I've been doing a lot of thinking about mistakes lately. I've always had perfectionist tendencies but I realized they hindered me more than they helped. I was paralyzed by the fear of making a mistake, any mistake, no matter how trivial.
This is one of the things I'm trying very hard not to instill in my own children. I read books like The Joy of Doing Things Badly and Better by Mistake to remind me that in order to learn, we have to be willing to be less than perfect. And that results shouldn't define enjoyment.
That said, a few days ago I was feeling very frustrated at being micromanaged. When I sat down to pin down my thoughts to figure out why this was bothering me so, I realized it was all about mistakes. When someone micromanages another person, it not only indicates a complete lack of faith in the other person's abilities, it reinforces the message that mistakes are intolerable. After all, the only reason to exert such a level of control is to ensure that nothing goes wrong. People who believe they can't do anything right themselves rarely bother to enforce their views on someone else.
No wonder it struck so hard. Not only does it imply incompetence (an accusation which irritates me faster than almost any other) but it also reinforces the old poisoned messages that failure is not an option. That it is so unacceptable as to require complete taking over, regardless of consequences. That even the opportunity to do it right must be denied.
In other cultures, mistakes are seen as an opportunity to learn, a value-neutral method of evaluating levels of skill. This is a concept which is almost unfathomable to a North American mind. Imagine a school where children's errors are brought up in class and used as a teaching opportunity. Imagine it being done without scarring the children in question.

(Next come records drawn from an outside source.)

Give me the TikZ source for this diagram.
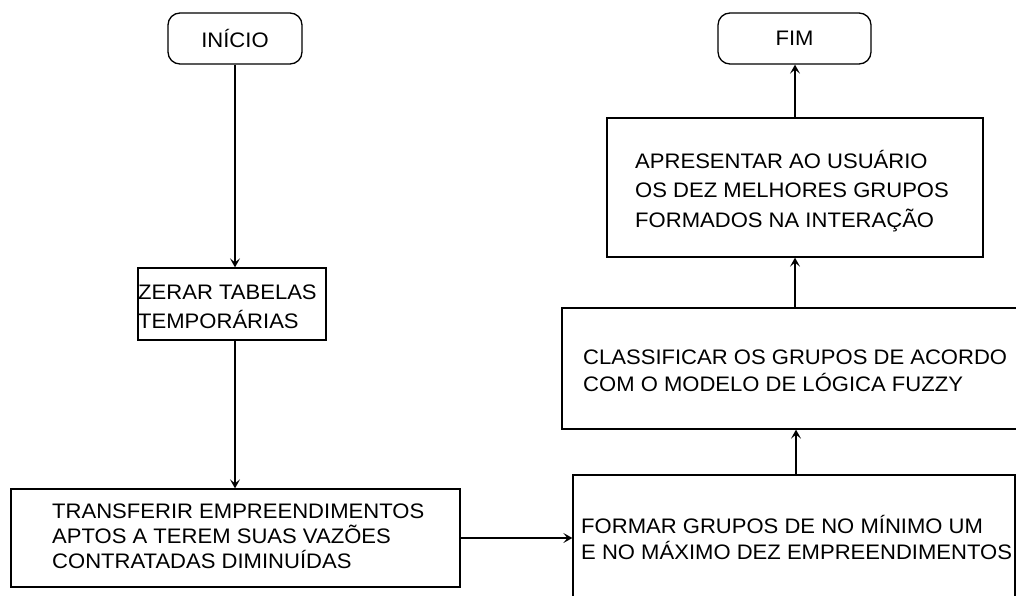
\documentclass[tikz,border=0pt]{standalone}
\usepackage{fontspec}
\setmainfont{Liberation Sans}[FakeStretch=1.05]
\usetikzlibrary{arrows.meta,calc}
\begin{document}
\begin{tikzpicture}[x=1pt,y=-1pt,
  box/.style={draw, line width=1.3pt, inner sep=0pt},
  term/.style={box, rounded corners=12pt, font=\fontsize{21}{25}\selectfont},
  lbl/.style={anchor=base west, inner sep=0pt},
  arr/.style={line width=1.3pt, -{Stealth[length=9pt,width=10pt,inset=4pt]}}]
\useasboundingbox (0,0) rectangle (1016,596);
\clip (0,0) rectangle (1016,596);
% boxes
\node[term, minimum width=134pt, minimum height=51pt] (inicio) at (235,38.5) {INÍCIO};
\node[term, minimum width=153pt, minimum height=51pt] (fim) at (794.5,38.5) {FIM};
\node[box, minimum width=188pt, minimum height=72pt] (zerar) at (232,304) {};
\node[box, minimum width=449pt, minimum height=98pt] (transf) at (235.5,538) {};
\node[box, minimum width=442pt, minimum height=145pt] (formar) at (794,547.5) {};
\node[box, minimum width=468pt, minimum height=121pt] (classif) at (796,368.5) {};
\node[box, minimum width=376pt, minimum height=139pt] (apres) at (795,187.5) {};
% texts
\node[lbl, font=\fontsize{21}{29}\selectfont] (tzerar) at (138,299)
  {\begin{tabular}[t]{@{}l@{}}ZERAR TABELAS\\TEMPORÁRIAS\end{tabular}};
\node[lbl, font=\fontsize{21}{23.5}\selectfont] (ttransf) at (52,518)
  {\begin{tabular}[t]{@{}l@{}}TRANSFERIR EMPREENDIMENTOS\\APTOS A TEREM SUAS VAZÕES\\CONTRATADAS DIMINUÍDAS\end{tabular}};
\node[lbl, font=\fontsize{21}{26}\selectfont] (tformar) at (581,533)
  {\begin{tabular}[t]{@{}l@{}}FORMAR GRUPOS DE NO MÍNIMO UM\\E NO MÁXIMO DEZ EMPREENDIMENTOS\end{tabular}};
\node[lbl, font=\fontsize{21}{27}\selectfont] (tclassif) at (583,364)
  {\begin{tabular}[t]{@{}l@{}}CLASSIFICAR OS GRUPOS DE ACORDO\\COM O MODELO DE LÓGICA FUZZY\end{tabular}};
\node[lbl, font=\fontsize{21}{29.5}\selectfont] (tapres) at (635,168)
  {\begin{tabular}[t]{@{}l@{}}APRESENTAR AO USUÁRIO\\OS DEZ MELHORES GRUPOS\\FORMADOS NA INTERAÇÃO\end{tabular}};
% connectors
\draw[arr] (inicio.south) -- (inicio.south |- zerar.north);
\draw[arr] (zerar.south -| inicio.south) -- (inicio.south |- transf.north);
\draw[arr] (transf.east) -- (transf.east -| formar.west);
\draw[arr] (classif.south |- formar.north) -- (classif.south);
\draw[arr] (classif.north -| apres.south) -- (apres.south);
\draw[arr] (apres.north) -- (apres.north |- fim.south);
\end{tikzpicture}
\end{document}
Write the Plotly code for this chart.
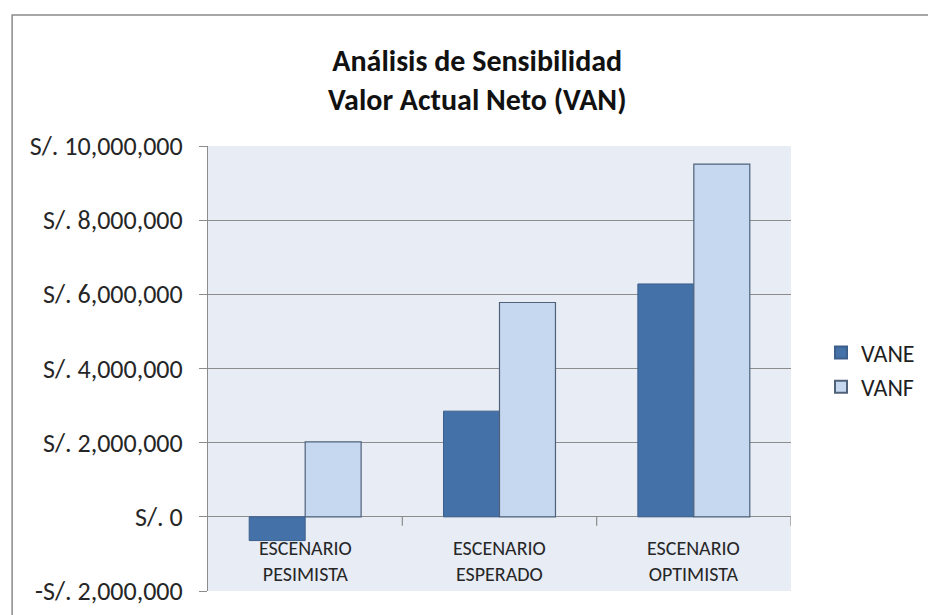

Dr. Phil often points out that people can be right or they can be happy. This advice is usually directed at feuding couples who insist on dragging out details of an incident which happened over a decade ago. But I think there's a deeper logic to it. If I don't have to worry all the time about being right, if it's okay to be wrong, if it's possible to be wrong and still be a worthwhile and good person, then that's a lot of psychological weight off my shoulders. Because no one is right all the time and it takes a phenomenal amount of energy to try.